Allow me to parade for you in this high level of swooshy-ness with a twirl enticing dress! I made this Ogden hack early in the summer.
I briefly aimed to post about it in August, as True Bias declared it Ogden month so I thought I would grab the opportunity to be accidentally in stride with an Organised Thing in the sewing community at the eleventh hour. However, I have been somewhat lacking in enthusiasm to be massively present in any of my online spaces, so the finished post stayed in my drafts. The ongoing… well, everything that 2020 has been and continues to be, has started to dilute the meaning and usefulness of the things I would ordinary want to share on there. Save from yelling at nazi’s and yelling into a void respectively I haven’t been able to muster much motivation for other things. I recognize where such thought patterns can lead to though, and I don’t think it’s all together that helpful way of being either. So here I am, still tired and in a mood to yell, but ready to post. A bit later than intended but perhaps that suits me better anyway…let’s call it brand consistency.

So about that dress…
I used the Ogden cami as a base to hack this gathered tier dress. This is actually the second time I’m hacking the Ogden into a dress, although I have never just made the top as it is. My first go at it was last year in the summer when I hacked it into a slip dress. If you can’t remember that particular project, well, you are correct as it never made it onto the blog or any of my other social media channels. I went through a couple of months where I wasn’t very much feeling like posting photos of myself online, and additionally I wasn’t 100% happy with the neckline which I felt I had to tackle that before posting. The neckline has since been fixed – albeit without resulting in a blogpost, as you may have noticed. I am mentioning that first go at sewing this pattern anyhow, because it made me aware of some of the things I wanted to change in future use.
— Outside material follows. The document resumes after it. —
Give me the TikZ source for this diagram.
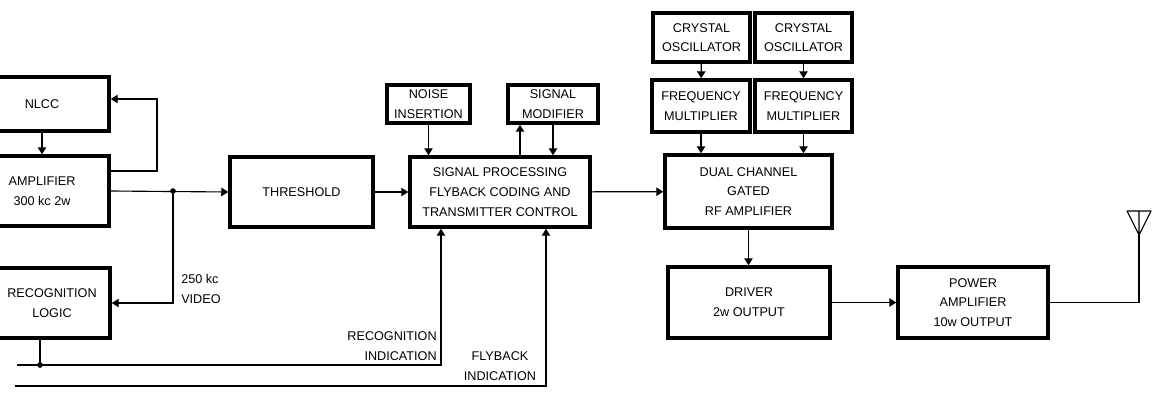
\documentclass[tikz,border=0pt]{standalone}
\usepackage{fontspec}
\setmainfont{Liberation Sans}
\usetikzlibrary{arrows.meta}
\begin{document}
\begin{tikzpicture}[x=0.025cm,y=-0.025cm,>={Triangle[length=5pt,width=6pt]},
  blk/.style={draw,line width=2.4pt,align=center,inner sep=1pt,font=\fontsize{9}{14}\selectfont},
  wire/.style={line width=0.8pt},
  lbl/.style={font=\fontsize{9}{14}\selectfont,inner sep=0pt}]
\useasboundingbox (0,0) rectangle (1159,402);
\clip (0,0) rectangle (1159,402);
% left column: boxes run off the page edge
\node[blk,minimum width=3.35cm,minimum height=1.35cm] (nlcc) at (42,104) {NLCC};
\node[blk,minimum width=3.35cm,minimum height=1.75cm] (amp) at (42,191) {AMPLIFIER\\300 kc 2w};
\node[blk,minimum width=2.9cm,minimum height=1.75cm] (logic) at (52,303) {RECOGNITION\\LOGIC};
% middle row
\node[blk,minimum width=3.575cm,minimum height=1.75cm] (thr) at (301.5,192) {THRESHOLD};
\node[blk,minimum width=4.5cm,minimum height=1.75cm] (sp) at (500,192) {SIGNAL PROCESSING\\FLYBACK CODING AND\\TRANSMITTER CONTROL};
\node[blk,minimum width=2.075cm,minimum height=0.95cm] (noise) at (428.5,104) {NOISE\\INSERTION};
\node[blk,minimum width=2.25cm,minimum height=0.95cm] (smod) at (553,104) {SIGNAL\\MODIFIER};
% transmitter chain
\node[blk,minimum width=2.425cm,minimum height=1.225cm] (xo1) at (701.5,37.5) {CRYSTAL\\OSCILLATOR};
\node[blk,minimum width=2.425cm,minimum height=1.225cm] (xo2) at (803.5,37.5) {CRYSTAL\\OSCILLATOR};
\node[blk,minimum width=2.45cm,minimum height=1.3cm] (fm1) at (701,106) {FREQUENCY\\MULTIPLIER};
\node[blk,minimum width=2.425cm,minimum height=1.3cm] (fm2) at (803.5,106) {FREQUENCY\\MULTIPLIER};
\node[blk,minimum width=4.175cm,minimum height=1.825cm] (rfa) at (748.5,191.5) {DUAL CHANNEL\\GATED\\RF AMPLIFIER};
\node[blk,minimum width=4.05cm,minimum height=1.775cm] (drv) at (749,302.5) {DRIVER\\2w OUTPUT};
\node[blk,minimum width=3.75cm,minimum height=1.775cm] (pa) at (973,302.5) {POWER\\AMPLIFIER\\10w OUTPUT};
% points the wires turn at
\coordinate (fb) at (157,99);
\coordinate (vj) at (173,191);
\coordinate (rl) at (17,365);
\coordinate (rj) at (40,365);
\coordinate (fl) at (15,386);
\coordinate (ant) at (1139,235);
\path ([xshift=-1.475cm]sp.south) coordinate (ri);
\path ([xshift=1.15cm]sp.south) coordinate (fi);
\path ([xshift=0.5cm]sp.north) coordinate (up1);
% wires
\draw[wire,->] (nlcc) -- (amp);
\draw[wire,->] ([yshift=0.5cm]amp.east) -| (fb) -- (nlcc.east |- fb);
\draw[wire,->] (amp.east) -- (thr.west);
\draw[wire,->] (vj) |- (logic.east);
\fill (vj) circle (2pt);
\node[lbl,align=left,anchor=west] (vid) at (181,289) {250 kc\\VIDEO};
\draw[wire,->] (thr) -- (sp);
\draw[wire,->] (noise) -- (noise |- sp.north);
\draw[wire,->] (up1) -- (up1 |- smod.south);
\draw[wire,->] (smod.south) -- (smod.south |- sp.north);
\draw[wire] (rl) -- (rj) (rj |- logic.south) -- (rj);
\draw[wire,->] (rj) -| (ri);
\fill (rj) circle (2pt);
\node[lbl,align=right,anchor=east] (rind) at (437,346) {RECOGNITION\\INDICATION};
\draw[wire,->] (fl) -| (fi);
\node[lbl,align=center] (find) at (500,366) {FLYBACK\\INDICATION};
\draw[wire,->] (sp) -- (rfa);
\draw[wire,->] (xo1) -- (fm1);
\draw[wire,->] (xo2) -- (fm2);
\draw[wire,->] (fm1) -- (fm1 |- rfa.north);
\draw[wire,->] (fm2) -- (fm2 |- rfa.north);
\draw[wire,->] (rfa) -- (rfa.south |- drv.north);
\draw[wire,->] (drv) -- (pa);
\draw[wire] (pa.east) -| (ant);
% antenna
\draw[wire,line join=round] (ant) -- ++(-12,-24) -- ++(24,0) -- cycle (ant) -- ++(0,-24);
\end{tikzpicture}
\end{document}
First among those changes was the neckline construction. The pattern as written lets you finish it with a neckline facing. I stitched it down in the ditch of the side seams on the advise of several bloggers when I first tackled this pattern, but still it didn’t drape as cleanly as I hoped. I haven’t read about too many people having issues with it so I think this is not a community shared problem, but the method doesn’t have my favour. I’m not usually against facings, so that was surprising. I think part of the issue is my bust size, and the facing being not super short but also not long enough to cover my entire bust, so just pushes it upwards. So for this version I had already decided to line the entire bodice, which I think also helps the bodice carry so much skirt. I actually think that if I ever just make the top I would either line it as well, or considerably lengthen the facing.

The second, and most visually obvious change is that I hacked it into a gathered tier dress. It is a pretty straightforward hack, but I later saw that True Bias has written a tutorial on how to hack the cami into a gathered dress on their website which makes it even more easy to do. The first step is to shorten the bodice. To decide the length I wanted, I held the pattern piece on a gathered dress I liked, aligned at the armholes, added seam allowance and went with that. Cutting it I tried to mimic the curve of the cami, but honestly eyeballed that part. I lined the bodice and could just about squeeze it out of the same fabric. I couldn’t do it on the fold so both lining pieces have a seam in the middle, but for the inside of the garment that doesn’t bother me the slightest.
I decided I wanted to turn this into a tier dress to make my pirouettes extra impressive. I took a few minutes to go online and look at some tier dresses before I cut the fabric for mine to decide how I wanted them to look and which proportions to go for. I’m glad that I did, because my initial idea was to go with one big piece and a small frilly second tier, but looking at some dresses I realised I preferred two bigger pieces, about equal-ish in length. So that’s what I did; I cut out two rectangles, with one wider than the other. Finally, I added in-seam pockets
The fit is quite loose, meaning I can comfortably wear it over a t-shirt like in the photos, but it also the perfect loose, lightweight thing to wear on its own in heatwave weather when you don’t really want anything to touch you body (We’ve had a lot of those in August!). On chillier summer days I enjoyed wearing it with my driftless and other longer cardigans to really crank up the maxiness and cozyness of the outfit.
The fabric is a lightweight viscose that I had in my stash for some time. I had a little under 2.5 meter and I pretty much used the entire length that I had to make this maxi dress happen.
While the dress has many qualities, being bike friendly is not one of them. Since that is my main manner of transportation, I quickly needed a way to get around that. Simply tying a bit of the dress in a knot with a hair tie does the trick. In that way, the dress doesn’t hang so low and I can freely ride my bike wearing it. The fabric is lightweight enough and not prone to wrinkling, so when you untie it, it just looks normal and you can go about your business.
I’m happy with this make, and the adjustments I made from my previous go at it really improved it’s wearability for me. I could regularly be spotted swooshing around in it this summer. Layered over a tee it inevitably oozes some 90’s vibes, meets Laura Ashley, meets witchy vibes, meets the early 2000 folk scene. Lots of things a younger, closer-to-teenage me was really into, but current me doesn’t mind that textile-based trip down memory lane.